STORED DATA:
* start *

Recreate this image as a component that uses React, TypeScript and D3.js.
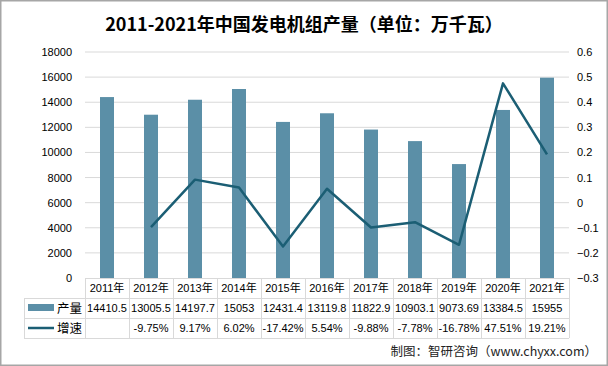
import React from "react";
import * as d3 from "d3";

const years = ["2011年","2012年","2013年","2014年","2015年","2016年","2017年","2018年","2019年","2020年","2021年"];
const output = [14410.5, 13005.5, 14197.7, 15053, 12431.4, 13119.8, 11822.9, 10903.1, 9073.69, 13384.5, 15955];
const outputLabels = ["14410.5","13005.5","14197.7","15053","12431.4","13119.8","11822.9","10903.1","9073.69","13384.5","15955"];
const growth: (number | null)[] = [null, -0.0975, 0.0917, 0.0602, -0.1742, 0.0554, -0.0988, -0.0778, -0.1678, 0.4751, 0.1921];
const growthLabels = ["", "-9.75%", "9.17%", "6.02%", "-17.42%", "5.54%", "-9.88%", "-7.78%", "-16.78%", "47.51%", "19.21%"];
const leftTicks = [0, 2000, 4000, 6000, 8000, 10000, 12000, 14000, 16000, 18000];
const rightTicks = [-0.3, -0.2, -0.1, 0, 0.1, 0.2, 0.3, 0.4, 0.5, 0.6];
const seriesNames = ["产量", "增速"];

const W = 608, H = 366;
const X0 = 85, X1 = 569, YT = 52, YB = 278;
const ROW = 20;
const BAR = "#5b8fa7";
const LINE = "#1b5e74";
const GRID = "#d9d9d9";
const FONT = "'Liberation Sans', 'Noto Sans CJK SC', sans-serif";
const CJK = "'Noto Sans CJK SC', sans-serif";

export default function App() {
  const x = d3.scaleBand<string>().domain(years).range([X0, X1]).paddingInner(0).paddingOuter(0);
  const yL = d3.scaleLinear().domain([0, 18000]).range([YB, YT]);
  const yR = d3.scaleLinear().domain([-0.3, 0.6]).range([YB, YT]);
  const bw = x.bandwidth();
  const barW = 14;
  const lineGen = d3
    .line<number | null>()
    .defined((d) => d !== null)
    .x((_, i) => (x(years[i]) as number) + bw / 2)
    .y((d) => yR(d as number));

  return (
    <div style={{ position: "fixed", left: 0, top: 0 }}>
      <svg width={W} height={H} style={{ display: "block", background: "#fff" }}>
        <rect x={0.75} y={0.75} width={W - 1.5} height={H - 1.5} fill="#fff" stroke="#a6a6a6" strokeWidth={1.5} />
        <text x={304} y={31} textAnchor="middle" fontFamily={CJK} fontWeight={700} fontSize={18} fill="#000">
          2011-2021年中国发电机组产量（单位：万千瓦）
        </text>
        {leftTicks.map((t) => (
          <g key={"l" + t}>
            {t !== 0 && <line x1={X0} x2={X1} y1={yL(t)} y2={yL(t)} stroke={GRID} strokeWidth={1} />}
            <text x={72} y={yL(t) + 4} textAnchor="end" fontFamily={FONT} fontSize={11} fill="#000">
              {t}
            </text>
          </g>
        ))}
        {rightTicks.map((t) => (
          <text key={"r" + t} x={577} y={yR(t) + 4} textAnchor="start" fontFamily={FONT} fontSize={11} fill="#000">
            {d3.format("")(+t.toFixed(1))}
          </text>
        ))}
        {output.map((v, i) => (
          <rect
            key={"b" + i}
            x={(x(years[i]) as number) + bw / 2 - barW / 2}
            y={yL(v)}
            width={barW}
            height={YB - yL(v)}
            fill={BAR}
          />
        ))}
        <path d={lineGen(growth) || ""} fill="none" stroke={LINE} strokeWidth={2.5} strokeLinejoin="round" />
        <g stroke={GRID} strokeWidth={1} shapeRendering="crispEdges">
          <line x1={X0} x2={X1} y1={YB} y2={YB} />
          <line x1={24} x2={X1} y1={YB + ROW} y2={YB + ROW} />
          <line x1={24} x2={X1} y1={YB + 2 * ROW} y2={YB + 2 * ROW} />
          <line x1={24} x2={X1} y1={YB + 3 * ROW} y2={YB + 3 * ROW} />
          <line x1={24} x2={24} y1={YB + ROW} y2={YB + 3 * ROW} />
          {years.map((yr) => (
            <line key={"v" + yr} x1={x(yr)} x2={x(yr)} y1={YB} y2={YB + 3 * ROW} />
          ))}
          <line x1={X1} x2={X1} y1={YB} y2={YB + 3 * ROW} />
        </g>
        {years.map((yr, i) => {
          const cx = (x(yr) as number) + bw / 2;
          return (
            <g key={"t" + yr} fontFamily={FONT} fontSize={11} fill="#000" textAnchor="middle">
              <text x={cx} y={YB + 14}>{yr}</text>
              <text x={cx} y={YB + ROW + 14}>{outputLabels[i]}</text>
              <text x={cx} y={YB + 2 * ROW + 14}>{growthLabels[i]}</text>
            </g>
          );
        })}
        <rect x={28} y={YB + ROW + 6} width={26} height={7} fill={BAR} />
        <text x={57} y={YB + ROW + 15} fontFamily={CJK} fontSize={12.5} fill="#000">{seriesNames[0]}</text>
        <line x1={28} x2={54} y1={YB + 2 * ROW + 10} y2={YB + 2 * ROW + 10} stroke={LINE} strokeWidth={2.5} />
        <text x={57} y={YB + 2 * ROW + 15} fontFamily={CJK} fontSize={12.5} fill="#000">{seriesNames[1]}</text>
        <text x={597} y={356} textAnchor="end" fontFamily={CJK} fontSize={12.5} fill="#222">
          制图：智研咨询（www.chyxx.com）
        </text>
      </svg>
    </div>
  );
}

* end *

WHAT YOU ARE ASKED TO DO:
Copy out the listing exactly as it stands, but not the pictures.

EXERCISE ANSWER:
Recreate this image as a component that uses React, TypeScript and D3.js.
import React from "react";
import * as d3 from "d3";

const years = ["2011年","2012年","2013年","2014年","2015年","2016年","2017年","2018年","2019年","2020年","2021年"];
const output = [14410.5, 13005.5, 14197.7, 15053, 12431.4, 13119.8, 11822.9, 10903.1, 9073.69, 13384.5, 15955];
const outputLabels = ["14410.5","13005.5","14197.7","15053","12431.4","13119.8","11822.9","10903.1","9073.69","13384.5","15955"];
const growth: (number | null)[] = [null, -0.0975, 0.0917, 0.0602, -0.1742, 0.0554, -0.0988, -0.0778, -0.1678, 0.4751, 0.1921];
const growthLabels = ["", "-9.75%", "9.17%", "6.02%", "-17.42%", "5.54%", "-9.88%", "-7.78%", "-16.78%", "47.51%", "19.21%"];
const leftTicks = [0, 2000, 4000, 6000, 8000, 10000, 12000, 14000, 16000, 18000];
const rightTicks = [-0.3, -0.2, -0.1, 0, 0.1, 0.2, 0.3, 0.4, 0.5, 0.6];
const seriesNames = ["产量", "增速"];

const W = 608, H = 366;
const X0 = 85, X1 = 569, YT = 52, YB = 278;
const ROW = 20;
const BAR = "#5b8fa7";
const LINE = "#1b5e74";
const GRID = "#d9d9d9";
const FONT = "'Liberation Sans', 'Noto Sans CJK SC', sans-serif";
const CJK = "'Noto Sans CJK SC', sans-serif";

export default function App() {
  const x = d3.scaleBand<string>().domain(years).range([X0, X1]).paddingInner(0).paddingOuter(0);
  const yL = d3.scaleLinear().domain([0, 18000]).range([YB, YT]);
  const yR = d3.scaleLinear().domain([-0.3, 0.6]).range([YB, YT]);
  const bw = x.bandwidth();
  const barW = 14;
  const lineGen = d3
    .line<number | null>()
    .defined((d) => d !== null)
    .x((_, i) => (x(years[i]) as number) + bw / 2)
    .y((d) => yR(d as number));

  return (
    <div style={{ position: "fixed", left: 0, top: 0 }}>
      <svg width={W} height={H} style={{ display: "block", background: "#fff" }}>
        <rect x={0.75} y={0.75} width={W - 1.5} height={H - 1.5} fill="#fff" stroke="#a6a6a6" strokeWidth={1.5} />
        <text x={304} y={31} textAnchor="middle" fontFamily={CJK} fontWeight={700} fontSize={18} fill="#000">
          2011-2021年中国发电机组产量（单位：万千瓦）
        </text>
        {leftTicks.map((t) => (
          <g key={"l" + t}>
            {t !== 0 && <line x1={X0} x2={X1} y1={yL(t)} y2={yL(t)} stroke={GRID} strokeWidth={1} />}
            <text x={72} y={yL(t) + 4} textAnchor="end" fontFamily={FONT} fontSize={11} fill="#000">
              {t}
            </text>
          </g>
        ))}
        {rightTicks.map((t) => (
          <text key={"r" + t} x={577} y={yR(t) + 4} textAnchor="start" fontFamily={FONT} fontSize={11} fill="#000">
            {d3.format("")(+t.toFixed(1))}
          </text>
        ))}
        {output.map((v, i) => (
          <rect
            key={"b" + i}
            x={(x(years[i]) as number) + bw / 2 - barW / 2}
            y={yL(v)}
            width={barW}
            height={YB - yL(v)}
            fill={BAR}
          />
        ))}
        <path d={lineGen(growth) || ""} fill="none" stroke={LINE} strokeWidth={2.5} strokeLinejoin="round" />
        <g stroke={GRID} strokeWidth={1} shapeRendering="crispEdges">
          <line x1={X0} x2={X1} y1={YB} y2={YB} />
          <line x1={24} x2={X1} y1={YB + ROW} y2={YB + ROW} />
          <line x1={24} x2={X1} y1={YB + 2 * ROW} y2={YB + 2 * ROW} />
          <line x1={24} x2={X1} y1={YB + 3 * ROW} y2={YB + 3 * ROW} />
          <line x1={24} x2={24} y1={YB + ROW} y2={YB + 3 * ROW} />
          {years.map((yr) => (
            <line key={"v" + yr} x1={x(yr)} x2={x(yr)} y1={YB} y2={YB + 3 * ROW} />
          ))}
          <line x1={X1} x2={X1} y1={YB} y2={YB + 3 * ROW} />
        </g>
        {years.map((yr, i) => {
          const cx = (x(yr) as number) + bw / 2;
          return (
            <g key={"t" + yr} fontFamily={FONT} fontSize={11} fill="#000" textAnchor="middle">
              <text x={cx} y={YB + 14}>{yr}</text>
              <text x={cx} y={YB + ROW + 14}>{outputLabels[i]}</text>
              <text x={cx} y={YB + 2 * ROW + 14}>{growthLabels[i]}</text>
            </g>
          );
        })}
        <rect x={28} y={YB + ROW + 6} width={26} height={7} fill={BAR} />
        <text x={57} y={YB + ROW + 15} fontFamily={CJK} fontSize={12.5} fill="#000">{seriesNames[0]}</text>
        <line x1={28} x2={54} y1={YB + 2 * ROW + 10} y2={YB + 2 * ROW + 10} stroke={LINE} strokeWidth={2.5} />
        <text x={57} y={YB + 2 * ROW + 15} fontFamily={CJK} fontSize={12.5} fill="#000">{seriesNames[1]}</text>
        <text x={597} y={356} textAnchor="end" fontFamily={CJK} fontSize={12.5} fill="#222">
          制图：智研咨询（www.chyxx.com）
        </text>
      </svg>
    </div>
  );
}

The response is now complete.